Soft towels are not a luxury reserved for fancy hotels and suspiciously well-organized people on social media. They are what happens when towels are washed with enough care to stay clean, enough airflow to stay fluffy, and enough common sense to avoid becoming damp little compost piles in the hamper. Treat them well, and they will repay you every time you step out of the shower feeling like a civilized person instead of a survivor.
Experiences and Real-Life Lessons From Washing Towels the Wrong Way, Then Finally Getting It Right
One of the most common experiences people have with towels is realizing that softness has almost nothing to do with buying the most expensive set in the store. Plenty of households start with plush, impressive towels that feel luxurious on day one and somehow transform into scratchy, heavy rectangles by month three. Usually the first reaction is blame. People blame the brand, the water, the machine, the weather, the moon, and occasionally a family member who “must be doing laundry wrong.” In reality, the change often starts quietly with tiny habits: overpouring detergent, using softener every time, letting wet towels sit too long, or stuffing too many into one load.
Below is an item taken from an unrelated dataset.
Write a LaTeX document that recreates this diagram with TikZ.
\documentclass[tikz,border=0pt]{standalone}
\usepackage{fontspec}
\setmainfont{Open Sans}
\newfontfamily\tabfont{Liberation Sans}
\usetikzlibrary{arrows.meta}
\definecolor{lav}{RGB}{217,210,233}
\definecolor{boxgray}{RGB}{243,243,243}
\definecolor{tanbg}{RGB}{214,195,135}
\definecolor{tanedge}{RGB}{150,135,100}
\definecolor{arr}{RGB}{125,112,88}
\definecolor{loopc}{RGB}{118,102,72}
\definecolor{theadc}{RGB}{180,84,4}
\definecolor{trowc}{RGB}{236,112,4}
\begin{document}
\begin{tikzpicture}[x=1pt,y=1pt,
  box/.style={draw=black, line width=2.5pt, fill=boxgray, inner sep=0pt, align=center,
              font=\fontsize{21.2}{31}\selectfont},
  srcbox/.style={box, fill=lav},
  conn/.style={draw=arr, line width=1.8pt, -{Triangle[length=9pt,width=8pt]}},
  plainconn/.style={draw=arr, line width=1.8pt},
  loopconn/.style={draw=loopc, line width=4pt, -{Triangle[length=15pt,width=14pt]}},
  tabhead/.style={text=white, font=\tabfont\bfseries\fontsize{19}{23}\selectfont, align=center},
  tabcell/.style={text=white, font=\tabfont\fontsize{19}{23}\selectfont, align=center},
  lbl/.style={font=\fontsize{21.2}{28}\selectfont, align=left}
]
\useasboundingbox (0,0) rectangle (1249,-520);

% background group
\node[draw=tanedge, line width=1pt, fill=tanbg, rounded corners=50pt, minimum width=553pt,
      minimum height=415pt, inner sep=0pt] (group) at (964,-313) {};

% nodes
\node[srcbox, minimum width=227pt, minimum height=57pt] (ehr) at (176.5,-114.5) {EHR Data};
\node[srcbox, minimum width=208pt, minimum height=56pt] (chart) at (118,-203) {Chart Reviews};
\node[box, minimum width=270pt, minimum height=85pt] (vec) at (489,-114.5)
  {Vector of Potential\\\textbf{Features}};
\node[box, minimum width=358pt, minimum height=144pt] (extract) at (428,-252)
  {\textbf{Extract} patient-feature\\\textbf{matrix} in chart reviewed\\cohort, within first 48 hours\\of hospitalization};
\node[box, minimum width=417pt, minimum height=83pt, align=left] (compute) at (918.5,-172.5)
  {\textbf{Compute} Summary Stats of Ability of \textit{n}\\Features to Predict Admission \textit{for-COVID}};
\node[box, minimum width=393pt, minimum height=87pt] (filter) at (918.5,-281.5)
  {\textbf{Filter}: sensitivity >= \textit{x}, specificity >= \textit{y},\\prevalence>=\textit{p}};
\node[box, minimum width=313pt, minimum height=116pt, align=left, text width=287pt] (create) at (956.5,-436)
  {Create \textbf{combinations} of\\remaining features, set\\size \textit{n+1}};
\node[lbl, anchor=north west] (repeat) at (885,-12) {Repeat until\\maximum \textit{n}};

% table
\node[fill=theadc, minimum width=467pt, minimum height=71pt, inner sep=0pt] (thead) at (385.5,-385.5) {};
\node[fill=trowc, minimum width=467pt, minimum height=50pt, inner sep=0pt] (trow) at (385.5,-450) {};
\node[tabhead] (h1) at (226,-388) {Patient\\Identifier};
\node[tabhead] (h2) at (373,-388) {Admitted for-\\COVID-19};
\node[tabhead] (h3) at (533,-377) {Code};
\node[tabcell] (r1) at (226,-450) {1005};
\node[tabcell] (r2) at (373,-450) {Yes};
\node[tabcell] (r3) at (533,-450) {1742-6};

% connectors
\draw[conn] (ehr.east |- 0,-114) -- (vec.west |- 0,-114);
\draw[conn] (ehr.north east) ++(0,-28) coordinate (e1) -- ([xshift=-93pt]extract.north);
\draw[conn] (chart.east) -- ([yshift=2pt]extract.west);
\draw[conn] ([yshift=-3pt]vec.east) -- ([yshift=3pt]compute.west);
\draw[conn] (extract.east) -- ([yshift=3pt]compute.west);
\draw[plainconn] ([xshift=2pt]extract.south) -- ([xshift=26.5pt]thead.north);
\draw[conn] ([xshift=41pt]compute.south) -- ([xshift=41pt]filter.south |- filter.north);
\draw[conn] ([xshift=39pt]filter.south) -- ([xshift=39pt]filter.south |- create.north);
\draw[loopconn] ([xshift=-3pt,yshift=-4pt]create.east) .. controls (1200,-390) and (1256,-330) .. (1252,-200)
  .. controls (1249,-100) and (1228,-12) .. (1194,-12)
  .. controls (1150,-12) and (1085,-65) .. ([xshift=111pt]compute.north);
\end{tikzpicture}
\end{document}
Another familiar experience is the “but they were just washed” moment. You pull a towel from the linen closet, dry your hands, and suddenly catch that faint musty smell that seems to come from nowhere. That is frustrating because the towel looks clean. It may even smell nice at first. But once moisture hits the fibers, trapped residue and incomplete drying reveal the truth. Many people describe this as the point where they finally realize fragrance and freshness are not the same thing. A strongly scented towel can still be a not-actually-clean towel.
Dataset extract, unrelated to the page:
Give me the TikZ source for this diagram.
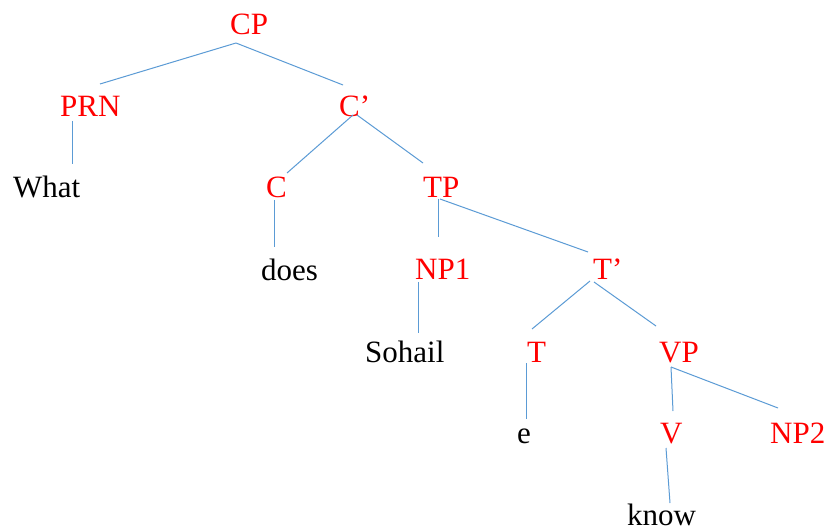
\documentclass[tikz,border=0pt]{standalone}
\usepackage{fontspec}
\setmainfont{Liberation Serif}
\definecolor{edgeblue}{RGB}{91,155,213}
\definecolor{catred}{RGB}{255,0,0}
\begin{document}
\begin{tikzpicture}[x=1pt,y=-1pt,
  lab/.style={anchor=base west,inner sep=0pt,font=\fontsize{31}{37}\selectfont},
  cat/.style={lab,text=catred},
  word/.style={lab,text=black},
  edge/.style={draw=edgeblue,line width=1pt}]
\useasboundingbox[fill=white] (0,0) rectangle (830,529);
% nodes
\node[cat]  (CP)  at (230,35)  {CP};
\node[cat]  (PRN) at (60,117)  {PRN};
\node[cat]  (Cb)  at (339,117) {C’};
\node[word] (what) at (13,198) {What};
\node[cat]  (C)   at (266,198) {C};
\node[cat]  (TP)  at (423,198) {TP};
\node[word] (does) at (261,281) {does};
\node[cat]  (NPa) at (415,280) {NP1};
\node[cat]  (Tb)  at (593,280) {T’};
\node[word] (soh) at (365,362) {Sohail};
\node[cat]  (T)   at (527,362) {T};
\node[cat]  (VP)  at (659,362) {VP};
\node[word] (e)   at (517,443) {e};
\node[cat]  (V)   at (660,443) {V};
\node[cat]  (NPb) at (770,443) {NP2};
\node[word] (know) at (627,525) {know};
% edges
\draw[edge] ([shift={(6,8)}]CP.base west) -- ([shift={(40,-33)}]PRN.base west);
\draw[edge] ([shift={(6,8)}]CP.base west) -- ([shift={(4,-32)}]Cb.base west);
\draw[edge] ([shift={(12,4)}]PRN.base west) -- ([shift={(59,-34)}]what.base west);
\draw[edge] ([shift={(14,-2)}]Cb.base west) -- ([shift={(21,-25)}]C.base west);
\draw[edge] ([shift={(18,-2)}]Cb.base west) -- ([shift={(0,-35)}]TP.base west);
\draw[edge] ([shift={(8,2)}]C.base west) -- ([shift={(13,-34)}]does.base west);
\draw[edge] ([shift={(15,1)}]TP.base west) -- ([shift={(23,-43)}]NPa.base west);
\draw[edge] ([shift={(17,1)}]TP.base west) -- ([shift={(-5,-28)}]Tb.base west);
\draw[edge] ([shift={(3,2)}]NPa.base west) -- ([shift={(53,-29)}]soh.base west);
\draw[edge] ([shift={(-3,1)}]Tb.base west) -- ([shift={(5,-33)}]T.base west);
\draw[edge] ([shift={(1,2)}]Tb.base west) -- ([shift={(-3,-36)}]VP.base west);
\draw[edge] ([shift={(-1,1)}]T.base west) -- ([shift={(9,-24)}]e.base west);
\draw[edge] ([shift={(12,5)}]VP.base west) -- ([shift={(13,-32)}]V.base west);
\draw[edge] ([shift={(12,5)}]VP.base west) -- ([shift={(8,-35)}]NPb.base west);
\draw[edge] ([shift={(6,5)}]V.base west) -- ([shift={(43,-22)}]know.base west);
\end{tikzpicture}
\end{document}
There is also the classic trial-and-error phase. Someone reads a tip online and adds more detergent. Towels get worse. Then they try fabric softener. Towels feel smoother for a minute but absorb less water. Then comes the heroic rescue phase, where people experiment with vinegar, baking soda, extra rinses, hotter water, and dryer balls. What usually works best is not one miracle trick but a calmer routine: less detergent, no routine softener, more room in the washer, and drying towels completely before folding them. It is almost annoying how often the boring answer is the right one.
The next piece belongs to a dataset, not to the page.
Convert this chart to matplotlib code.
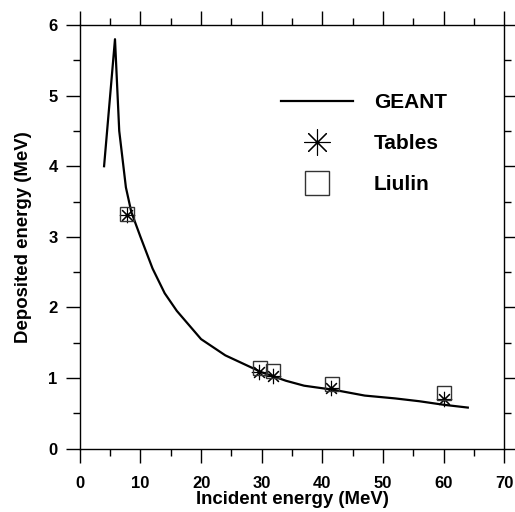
import matplotlib
matplotlib.use('agg')
import matplotlib.pyplot as plt

# GEANT simulation curve
geant_x = [4.0, 5.8, 6.5, 7.6, 8.5, 10, 12, 14, 16, 18, 20, 24, 27, 30, 32,
           34, 37, 42, 47, 52, 56, 60, 64]
geant_y = [4.0, 5.8, 4.5, 3.7, 3.35, 3.0, 2.55, 2.2, 1.95, 1.75, 1.55, 1.32,
           1.2, 1.08, 1.02, 0.96, 0.89, 0.83, 0.75, 0.71, 0.67, 0.62, 0.58]

# Tables
tables_x = [7.7, 29.6, 31.9, 41.5, 60.0]
tables_y = [3.31, 1.09, 1.03, 0.86, 0.70]

# Liulin measurements
liulin_x = [7.7, 29.7, 31.9, 41.6, 60.0]
liulin_y = [3.32, 1.14, 1.10, 0.92, 0.79]

plt.rcParams['font.family'] = ['Liberation Sans', 'DejaVu Sans']
plt.rcParams['font.weight'] = 'bold'

fig = plt.figure(figsize=(5.15, 5.12), dpi=100)
ax = fig.add_axes([0.155, 0.124, 0.824, 0.827])

ax.plot(geant_x, geant_y, color='black', lw=1.6, label='GEANT')
ax.plot(tables_x, tables_y, ls='none', marker=(8, 2, 0), ms=11, mew=0.8,
        color='black', label='Tables')
ax.plot(liulin_x, liulin_y, ls='none', marker='s', ms=10, mew=1.0,
        mfc='none', mec='#333333', label='Liulin')

ax.set_xlim(0, 70)
ax.set_ylim(0, 6)
ax.set_xticks(range(0, 71, 10))
ax.set_xticks(range(5, 70, 10), minor=True)
ax.set_yticks(range(0, 7))
ax.set_yticks([0.5 + i for i in range(6)], minor=True)

ax.tick_params(which='both', direction='out', top=True, right=True,
               labeltop=False, labelright=False, width=1.0)
ax.tick_params(which='major', length=10, labelsize=12)
ax.tick_params(axis='x', which='major', pad=10)
ax.tick_params(axis='y', which='major', pad=6)
ax.tick_params(which='minor', length=5)
for s in ax.spines.values():
    s.set_linewidth(1.0)

ax.set_xlabel('Incident energy (MeV)', fontsize=13.4, fontweight='bold', labelpad=0)
ax.set_ylabel('Deposited energy (MeV)', fontsize=13.4, fontweight='bold', labelpad=12)

leg = ax.legend(loc='upper left', bbox_to_anchor=(0.43, 0.883), frameon=False,
                fontsize=15, handlelength=3.45, handletextpad=1.0,
                labelspacing=1.05, markerscale=1.7)

fig.savefig('out.png', dpi=100)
People with hard water often have a particularly strong reaction the first time they reset their towel routine. Towels that felt permanently crunchy can start feeling lighter and more flexible once detergent buildup and minerals are reduced. Households with kids, athletes, or high bathroom traffic also tend to notice big improvements when they stop reusing towels for too long and start rotating them on a schedule. Sometimes freshness is less about chemistry and more about not asking one brave bath towel to survive six showers, a humid bathroom, and a hopeful wave near the window.
One especially relatable lesson is that storage matters more than people think. Even perfectly washed towels can lose that fresh smell if they are folded while slightly damp or packed tightly into a humid bathroom cabinet. Many people do everything right in the wash and dryer, then accidentally undo the victory in the last five minutes. Once they start storing towels only when fully dry and keeping extras in a cooler, less humid space, the difference is surprisingly obvious.
In the end, the experience most people report is simple: towels stay softer and smell fresher when laundry habits get simpler, not more complicated. Once the excess products, damp delays, and overcrowded loads are gone, towels usually stop acting like a household mystery and start acting like towels again. Which is really all anyone wanted in the first place.